Friday, November 16, 2007

SSO

I haven't been up to much exciting recently. Finals week is bearing down and I'm frantically throwing assignments at it hoping it will pass painlessly.

Last night I went to the Singapore Symphony Orchestra. I've never been to "the Symphony" before, but I liked it. Tickets are only $12 for the cheap seats. It turns out a lot of people like that price, because the second balcony where all the cheap seats are was sold out and the good seats on the floor were empty.

pictures from Hong Kong, Bangkok, and Singapore













Sunday, November 11, 2007

eeehhhwwww

I took three months, but the wildlife here is finally getting to me. There was the cocckraoch, first alive, then dead, in my bathroom. Tonight's encounter was closer to home, but not as gross.

I decided to go running. I took off my shorts and picked up my running shorts off the hook. There was a leaf inside. Oh wait, it's actually a lizard. I jumped, it jumped and hit under the frisbee. I got a picture before it ran under my door into the hall.



PS There is a large winged ant thing under a coke can on my desk. I keep forgetting and moving the can, so I don't know if it's still there. I'm not going to check.

Friday, November 9, 2007

The Right Honourable Tony Blair

This afternoon I went to the public lecture by former Prime Minister of Britain Tony Blair. I went with a British guy, so it really saw a very "Anglo" experience.

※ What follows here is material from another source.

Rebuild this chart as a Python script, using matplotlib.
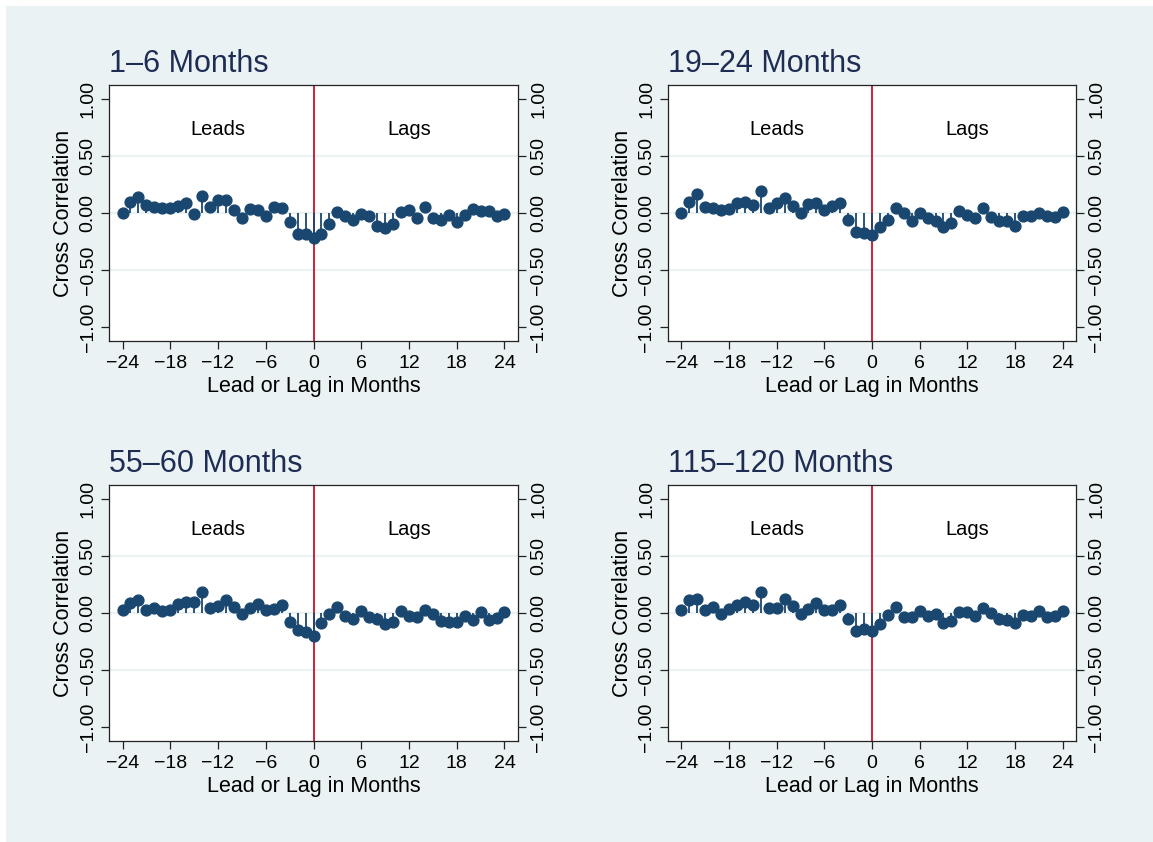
import numpy as np
import matplotlib
matplotlib.use('Agg')
import matplotlib.pyplot as plt
from matplotlib.patches import Rectangle

plt.rcParams['font.family'] = ['Liberation Sans', 'DejaVu Sans']

lags = list(range(-24, 25))

titles = ['1\u20136 Months', '19\u201324 Months', '55\u201360 Months', '115\u2013120 Months']

ccf_1_6 = [0.00, 0.094, 0.14, 0.068, 0.05, 0.045, 0.04, 0.065, 0.088, -0.01,
           0.15, 0.05, 0.11, 0.11, 0.03, -0.04, 0.035, 0.03, -0.03, 0.05,
           0.045, -0.075, -0.18, -0.18, -0.22, -0.18, -0.095, 0.005, -0.03, -0.06,
           -0.005, -0.03, -0.11, -0.13, -0.10, 0.005, 0.03, -0.04, 0.05, -0.045,
           -0.065, -0.02, -0.08, -0.015, 0.035, 0.02, 0.02, -0.03, -0.005]

ccf_19_24 = [0.00, 0.10, 0.17, 0.053, 0.04, 0.027, 0.035, 0.088, 0.10, 0.074,
             0.19, 0.044, 0.088, 0.13, 0.065, 0.00, 0.08, 0.088, 0.024, 0.065,
             0.088, -0.06, -0.17, -0.175, -0.19, -0.124, -0.06, 0.044, 0.00, -0.068,
             0.00, -0.044, -0.074, -0.12, -0.09, 0.015, -0.02, -0.044, 0.04, -0.038,
             -0.074, -0.074, -0.11, -0.03, -0.03, 0.00, -0.03, -0.038, 0.006]

ccf_55_60 = [0.024, 0.088, 0.118, 0.024, 0.04, 0.015, 0.03, 0.08, 0.10, 0.10,
             0.18, 0.044, 0.06, 0.118, 0.053, -0.01, 0.044, 0.08, 0.03, 0.035,
             0.074, -0.08, -0.15, -0.17, -0.20, -0.088, -0.01, 0.053, -0.03, -0.053,
             0.015, -0.038, -0.053, -0.10, -0.08, 0.015, -0.024, -0.038, 0.03, -0.01,
             -0.074, -0.08, -0.08, -0.024, -0.06, 0.006, -0.06, -0.044, 0.006]

ccf_115_120 = [0.024, 0.11, 0.124, 0.03, 0.053, -0.006, 0.035, 0.074, 0.097, 0.074,
               0.185, 0.044, 0.044, 0.124, 0.06, -0.006, 0.035, 0.088, 0.024, 0.024,
               0.074, -0.053, -0.156, -0.14, -0.16, -0.097, -0.015, 0.053, -0.038, -0.038,
               0.015, -0.03, -0.01, -0.088, -0.074, 0.006, 0.006, -0.03, 0.044, 0.00,
               -0.053, -0.06, -0.088, -0.015, -0.03, 0.015, -0.038, -0.024, 0.015]

all_ccf = [ccf_1_6, ccf_19_24, ccf_55_60, ccf_115_120]

xticks = [-24, -18, -12, -6, 0, 6, 12, 18, 24]
xticklabels = ['\u221224', '\u221218', '\u221212', '\u22126', '0', '6', '12', '18', '24']
yticks = [-1.0, -0.5, 0.0, 0.5, 1.0]
yticklabels = ['\u22121.00', '\u22120.50', '0.00', '0.50', '1.00']

navy = '#1a476f'
bg = '#eaf2f3'
red = '#c8102e'

W, H = 1153, 842
fig = plt.figure(figsize=(W / 100, H / 100), dpi=100)
fig.patch.set_facecolor('white')
fig.patches.append(Rectangle((6 / W, 0), 1 - 6 / W, 1 - 6 / H, transform=fig.transFigure,
                             facecolor=bg, edgecolor='none', zorder=-10))

# axes boxes in pixels: left, top, right, bottom
boxes = [(109, 85, 518, 341), (668, 85, 1076, 341),
         (109, 485, 518, 741), (668, 485, 1076, 741)]

for i, (l, t, r, b) in enumerate(boxes):
    ax = fig.add_axes([l / W, 1 - b / H, (r - l) / W, (b - t) / H])
    ax.set_facecolor('white')
    vals = np.array(all_ccf[i])

    for g in (-0.5, 0.0, 0.5):
        ax.axhline(g, color=bg, lw=1.6, zorder=0)
    ax.axvline(0, color=red, lw=1.3, zorder=1)
    ax.vlines(lags, 0, vals, color=navy, lw=1.3, zorder=2)
    ax.plot(lags, vals, 'o', color=navy, ms=7.8, mec=navy, zorder=3)

    ax.text(-12, 0.73, 'Leads', ha='center', va='center', fontsize=14.5)
    ax.text(12, 0.73, 'Lags', ha='center', va='center', fontsize=14.5)

    ax.set_xlim(-25.7, 25.7)
    ax.set_ylim(-1.12, 1.12)
    ax.set_xticks(xticks)
    ax.set_xticklabels(xticklabels)
    ax.set_yticks(yticks)
    ax.set_yticklabels(yticklabels, va='center')
    ax.tick_params(axis='both', direction='out', length=6, width=0.9, labelsize=14, color='#222222')
    ax.tick_params(axis='y', right=True, labelright=True, labelrotation=90, pad=3)
    ax.tick_params(axis='x', pad=4)
    for s in ax.spines.values():
        s.set_linewidth(0.9)
        s.set_color('#222222')

    ax.set_xlabel('Lead or Lag in Months', fontsize=15.5, labelpad=3)
    ax.set_ylabel('Cross Correlation', fontsize=15.5, labelpad=4)
    ax.set_title(titles[i], loc='left', fontsize=22, color='#1f2d55', pad=9)

fig.savefig('out.png', dpi=100, facecolor=fig.get_facecolor())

Tony (we're buddies now - first names only) talked mostly about "The Crisis in Global Governance: Challenges and Solutions." But I thought the most interesting thing he talked about is how isolated he was as Prime Minister. Until he left that job this June he did not have a cell phone. He had also never sent an email.
I was pretty far away

There was a Q&A session after his speech. I went up to one of the mics with a question, but they ran out of time and didn't get to me. I wasn't too disappointed, because right after that there was a reception in the foyer with free food and drink that was actually really good.